Shilpa Gupta's installation interrogates another invisible component of warfare - consumerism - occupying territory that seems at once tangential and central. A complicated piece, it has not been included in the Hert fordshire show because of limited space, but deserves mention. In a wall projection, seven female figures dressed in camouflage (a fashion that became popular with the 2003 invasion of Iraq) dance to the click of the viewer's mouse. Their movements, which are somewhere between exercise routine and military drill, are accompanied by mantras that stream along in front of the figures, dotting from commands to kill, march, stay, not look, be silent and pray, to orders that seem to be clamours for new goodies: a phone, a bag. The mix is a potent comment on our increasing willingness to dance when we are asked to - to invade Iraq, for example - even as we close our eyes and ears to the consequences.
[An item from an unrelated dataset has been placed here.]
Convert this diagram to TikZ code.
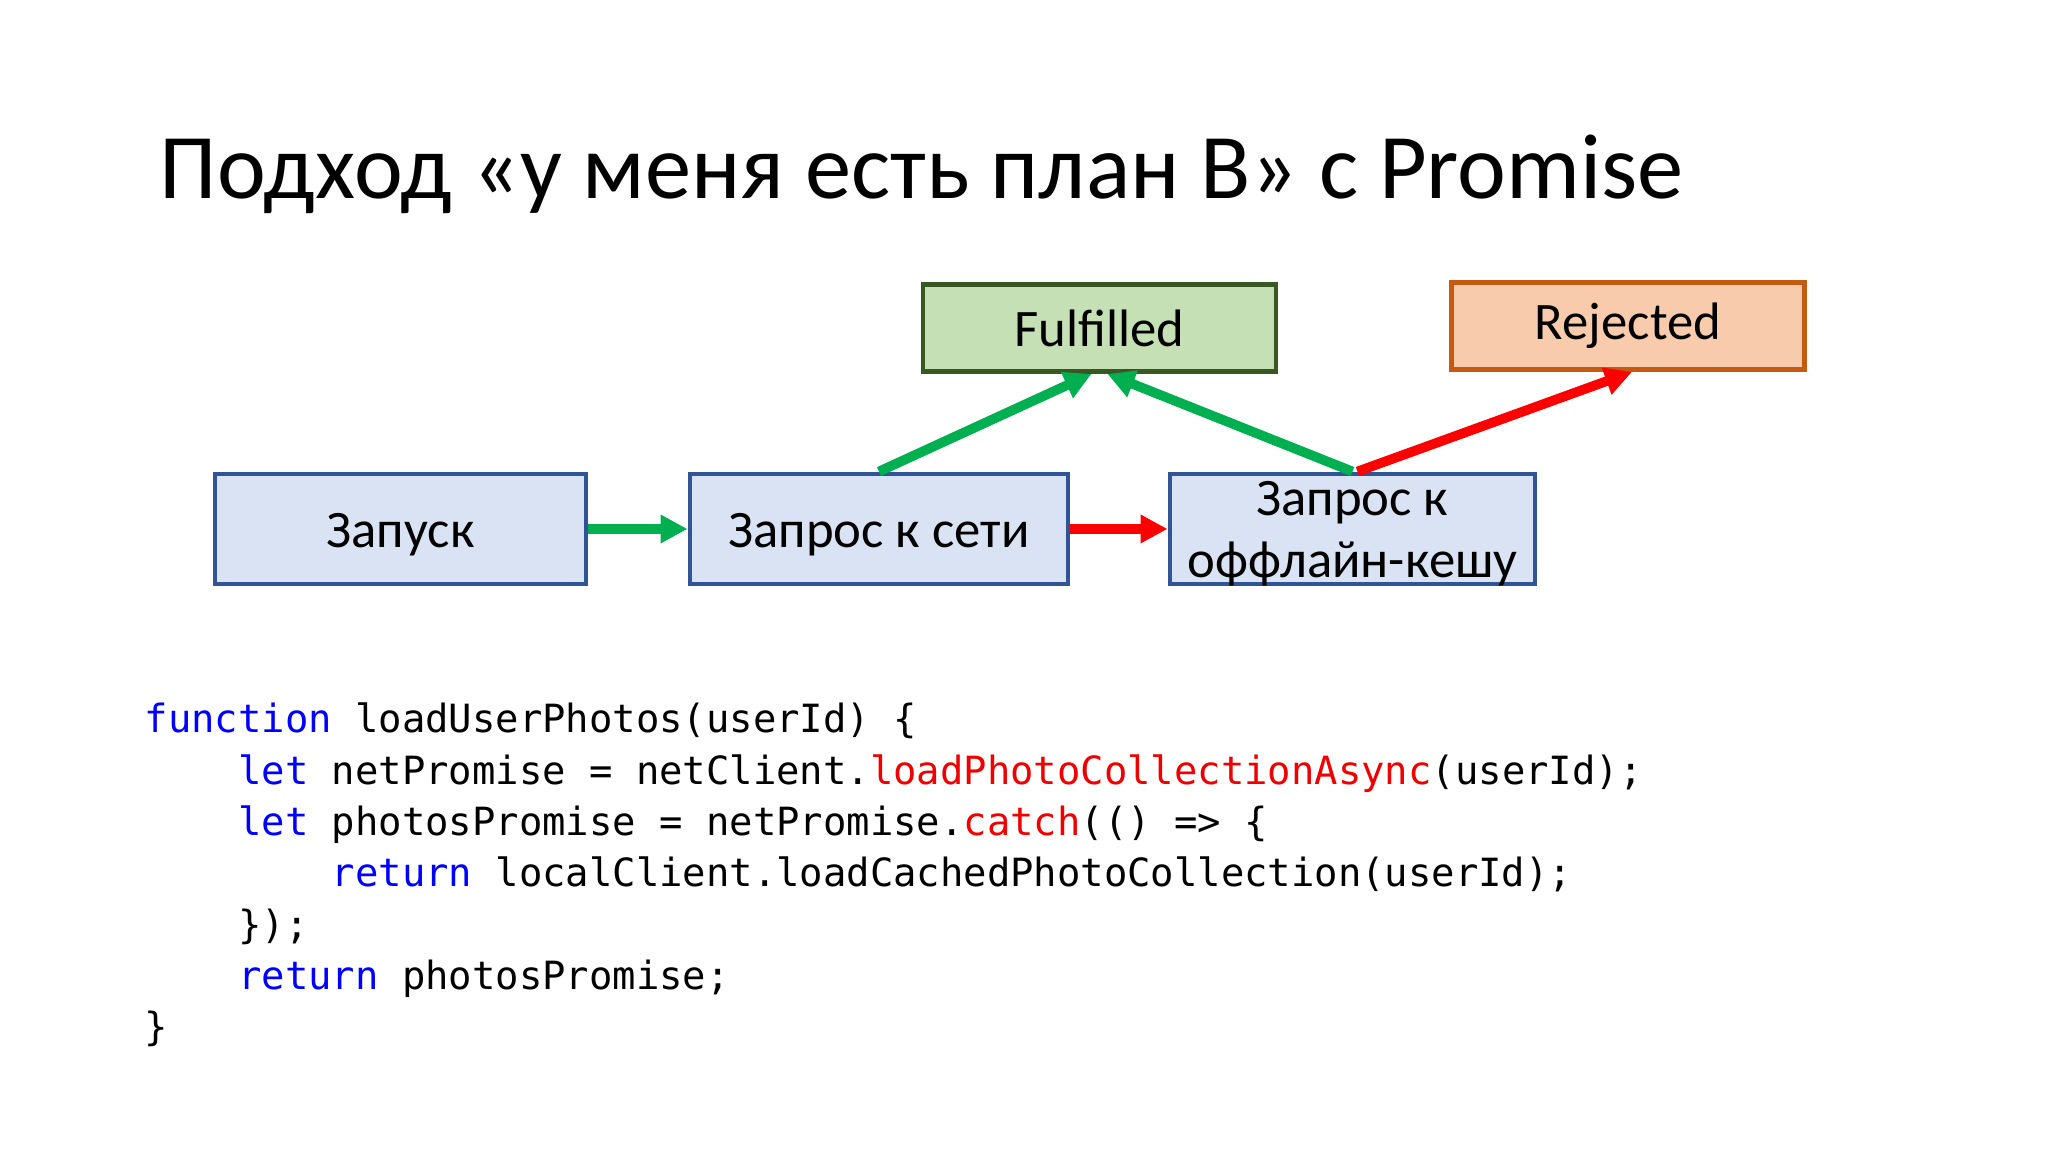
\documentclass[tikz,border=0pt]{standalone}
\usepackage{fontspec}
\setmainfont{Carlito}
\newfontfamily\codefont{DejaVu Sans Mono}
\usetikzlibrary{arrows.meta}
\definecolor{boxblue}{HTML}{DAE3F3}
\definecolor{lineblue}{HTML}{2F5597}
\definecolor{boxgreen}{HTML}{C5E0B4}
\definecolor{linegreen}{HTML}{385723}
\definecolor{boxorange}{HTML}{F8CBAD}
\definecolor{lineorange}{HTML}{C55A11}
\definecolor{okgreen}{HTML}{00B050}
\definecolor{kwblue}{HTML}{0000FF}
\definecolor{fnred}{HTML}{F00000}

\begin{document}
\begin{tikzpicture}[
  stage/.style={draw=lineblue, fill=boxblue, line width=1.4pt, minimum height=1.1cm, text height=0.5cm, text depth=0.13cm, font=\fontsize{15}{17.6}\selectfont},
  state/.style={line width=1.4pt, minimum height=0.87cm, minimum width=3.53cm, font=\fontsize{15}{17.6}\selectfont},
  go/.style={draw=okgreen, line width=2.75pt, -{Triangle[length=0.27cm,width=0.27cm]}},
  fail/.style={draw=red, line width=2.75pt, -{Triangle[length=0.27cm,width=0.27cm]}},
  code/.style={anchor=base west, inner sep=0, font=\codefont\fontsize{11.06}{14.6}\selectfont}]
\useasboundingbox[fill=white] (0,0) rectangle (20.48,11.52);
\node[anchor=base west, inner sep=0, font=\fontsize{26.3}{30}\selectfont] (title) at (1.59,9.53) {Подход «у меня есть план B» с Promise};
\node[stage, minimum width=3.71cm] (start) at (4.005,6.23) {Запуск};
\node[stage, minimum width=3.78cm] (net) at (8.79,6.23) {Запрос к сети};
\node[stage, minimum width=3.65cm, label={[font=\fontsize{15}{17.6}\selectfont, align=center, yshift=-0.05cm]center:Запрос к\\оффлайн-кешу}] (cache) at (13.525,6.23) {};
\node[state, draw=linegreen, fill=boxgreen] (ok) at (10.995,8.24) {Fulfilled};
\node[state, draw=lineorange, fill=boxorange] (rej) at (16.28,8.26) {Rejected};
\draw[go] (start) -- (net);
\draw[fail] (net) -- (cache);
\draw[go] (net.north) -- ([xshift=-0.08cm]ok.south);
\draw[go] (cache.north) -- ([xshift=0.08cm]ok.south);
\draw[fail] ([xshift=0.05cm]cache.north) -- ([xshift=0.04cm]rej.south);
\node[code] (c1) at (1.44,4.19) {\textcolor{kwblue}{function} loadUserPhotos(userId) \{};
\node[code] (c2) at (2.376,3.677) {\textcolor{kwblue}{let} netPromise = netClient.\textcolor{fnred}{loadPhotoCollectionAsync}(userId);};
\node[code] (c3) at (2.376,3.164) {\textcolor{kwblue}{let} photosPromise = netPromise.\textcolor{fnred}{catch}(() => \{};
\node[code] (c4) at (3.312,2.651) {\textcolor{kwblue}{return} localClient.loadCachedPhotoCollection(userId);};
\node[code] (c5) at (2.376,2.138) {\});};
\node[code] (c6) at (2.376,1.625) {\textcolor{kwblue}{return} photosPromise;};
\node[code] (c7) at (1.44,1.112) {\}};
\end{tikzpicture}
\end{document}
There is little comfort to be had from "AfterShock", but in place of sensationalism, easy answers and silence it offers sensation, complexity and engagement. In short, it offers life in the face of death and trauma. We have a choice, as Susan Sontag noted in her last book, Regarding the Pain of Others: "People don't become inured to what they are shown . . . because of the quantity of images dumped on them. It is passivity that dulls feeling."